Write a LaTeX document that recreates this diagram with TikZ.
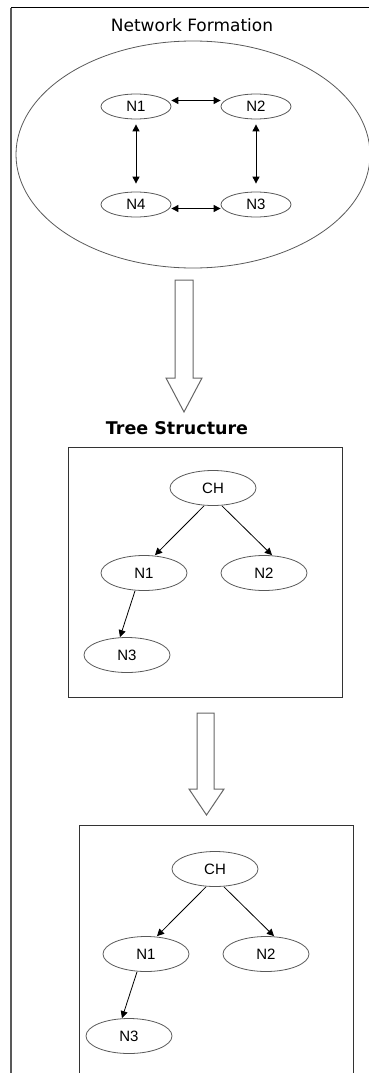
\documentclass[tikz,border=0pt]{standalone}
\usepackage{fontspec}
\setmainfont{Liberation Sans}
\newfontfamily\headfont{DejaVu Sans}
\usetikzlibrary{shapes.geometric,arrows.meta}

\begin{document}
\begin{tikzpicture}[x=1pt,y=-1pt]
	\tikzstyle{vertex} = [ellipse, minimum width=70pt, minimum height=25pt, inner sep=0pt, draw=black!65, line width=0.8pt, font=\fontsize{15}{15}\selectfont]
	\tikzstyle{tnode}  = [vertex, minimum width=86pt, minimum height=35pt]
	\tikzstyle{link}   = [{Triangle[length=7pt,width=7pt]}-{Triangle[length=7pt,width=7pt]}, line width=1pt]
	\tikzstyle{child}  = [-{Triangle[length=7pt,width=7pt]}, line width=0.8pt]
	\tikzstyle{bigarrow} = [draw=black!60, line width=1pt, fill=white, line join=miter]

	\useasboundingbox (0,0) rectangle (369,1073);
	\clip (0,0) rectangle (369,1073);

	% frame
	\draw[black!65, line width=1.3pt] (11,1080) -- (11,8);
	\draw[line width=1pt] (11,8) -- (375,8);

	% network formation
	\node[font=\headfont\fontsize{17}{17}\selectfont] (nettitle) at (192,25) {Network Formation};
	\node[ellipse, draw=black!65, line width=0.8pt, minimum width=354pt, minimum height=227pt] (net) at (193,154.5) {};

	\foreach \name/\x/\y/\lbl in {n1/136/106.5/N1, n2/256/106.5/N2, n3/256/204.5/N3, n4/136/204.5/N4}
		\node[vertex] (\name) at (\x, \y) {\lbl};

	\draw[link] ([yshift=6pt]n1.east) -- ([yshift=6pt]n2.west);
	\draw[link] ([yshift=-4pt]n4.east) -- ([yshift=-4pt]n3.west);
	\foreach \from/\to in {n1/n4, n2/n3}
		\draw[link, shorten <=5pt, shorten >=8pt] (\from.south) -- (\to.north);

	% block arrows
	\draw[bigarrow] (175,280) -- (193,280) -- (193,378) -- (202,378) -- (184,412) -- (166,378) -- (175,378) -- cycle;
	\draw[bigarrow] (197,713) -- (214,713) -- (214,789) -- (224,789) -- (206.5,815) -- (189,789) -- (197,789) -- cycle;

	% tree structure
	\node[font=\headfont\bfseries\fontsize{17.5}{17.5}\selectfont] (treetitle) at (177,428) {Tree Structure};
	\draw[black!80, line width=1pt] (68,447) rectangle (342,697);
	\draw[black!80, line width=1pt] (79,1090) -- (79,825) -- (353,825) -- (353,1090);

	\foreach \t/\x/\y in {a/213/488, b/215/869} {
		\node[tnode] (\t-ch) at (\x, \y) {CH};
		\node[tnode] (\t-n1) at ([shift={(-69,85)}]\t-ch) {N1};
		\node[tnode] (\t-n2) at ([shift={(51,85)}]\t-ch) {N2};
		\node[tnode] (\t-n3) at ([shift={(-86,167)}]\t-ch) {N3};
		\draw[child] ([xshift=-9pt]\t-ch.south) -- ([xshift=11pt]\t-n1.north);
		\draw[child] ([xshift=9pt]\t-ch.south) -- ([xshift=8pt]\t-n2.north);
		\draw[child] ([xshift=-9pt]\t-n1.south) -- ([xshift=-7pt]\t-n3.north);
	}
\end{tikzpicture}
\end{document}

(Set exercise) Set the data above down again exactly as given, with no pictures.

(Output below)
Write a LaTeX document that recreates this diagram with TikZ.
\documentclass[tikz,border=0pt]{standalone}
\usepackage{fontspec}
\setmainfont{Liberation Sans}
\newfontfamily\headfont{DejaVu Sans}
\usetikzlibrary{shapes.geometric,arrows.meta}

\begin{document}
\begin{tikzpicture}[x=1pt,y=-1pt]
	\tikzstyle{vertex} = [ellipse, minimum width=70pt, minimum height=25pt, inner sep=0pt, draw=black!65, line width=0.8pt, font=\fontsize{15}{15}\selectfont]
	\tikzstyle{tnode}  = [vertex, minimum width=86pt, minimum height=35pt]
	\tikzstyle{link}   = [{Triangle[length=7pt,width=7pt]}-{Triangle[length=7pt,width=7pt]}, line width=1pt]
	\tikzstyle{child}  = [-{Triangle[length=7pt,width=7pt]}, line width=0.8pt]
	\tikzstyle{bigarrow} = [draw=black!60, line width=1pt, fill=white, line join=miter]

	\useasboundingbox (0,0) rectangle (369,1073);
	\clip (0,0) rectangle (369,1073);

	% frame
	\draw[black!65, line width=1.3pt] (11,1080) -- (11,8);
	\draw[line width=1pt] (11,8) -- (375,8);

	% network formation
	\node[font=\headfont\fontsize{17}{17}\selectfont] (nettitle) at (192,25) {Network Formation};
	\node[ellipse, draw=black!65, line width=0.8pt, minimum width=354pt, minimum height=227pt] (net) at (193,154.5) {};

	\foreach \name/\x/\y/\lbl in {n1/136/106.5/N1, n2/256/106.5/N2, n3/256/204.5/N3, n4/136/204.5/N4}
		\node[vertex] (\name) at (\x, \y) {\lbl};

	\draw[link] ([yshift=6pt]n1.east) -- ([yshift=6pt]n2.west);
	\draw[link] ([yshift=-4pt]n4.east) -- ([yshift=-4pt]n3.west);
	\foreach \from/\to in {n1/n4, n2/n3}
		\draw[link, shorten <=5pt, shorten >=8pt] (\from.south) -- (\to.north);

	% block arrows
	\draw[bigarrow] (175,280) -- (193,280) -- (193,378) -- (202,378) -- (184,412) -- (166,378) -- (175,378) -- cycle;
	\draw[bigarrow] (197,713) -- (214,713) -- (214,789) -- (224,789) -- (206.5,815) -- (189,789) -- (197,789) -- cycle;

	% tree structure
	\node[font=\headfont\bfseries\fontsize{17.5}{17.5}\selectfont] (treetitle) at (177,428) {Tree Structure};
	\draw[black!80, line width=1pt] (68,447) rectangle (342,697);
	\draw[black!80, line width=1pt] (79,1090) -- (79,825) -- (353,825) -- (353,1090);

	\foreach \t/\x/\y in {a/213/488, b/215/869} {
		\node[tnode] (\t-ch) at (\x, \y) {CH};
		\node[tnode] (\t-n1) at ([shift={(-69,85)}]\t-ch) {N1};
		\node[tnode] (\t-n2) at ([shift={(51,85)}]\t-ch) {N2};
		\node[tnode] (\t-n3) at ([shift={(-86,167)}]\t-ch) {N3};
		\draw[child] ([xshift=-9pt]\t-ch.south) -- ([xshift=11pt]\t-n1.north);
		\draw[child] ([xshift=9pt]\t-ch.south) -- ([xshift=8pt]\t-n2.north);
		\draw[child] ([xshift=-9pt]\t-n1.south) -- ([xshift=-7pt]\t-n3.north);
	}
\end{tikzpicture}
\end{document}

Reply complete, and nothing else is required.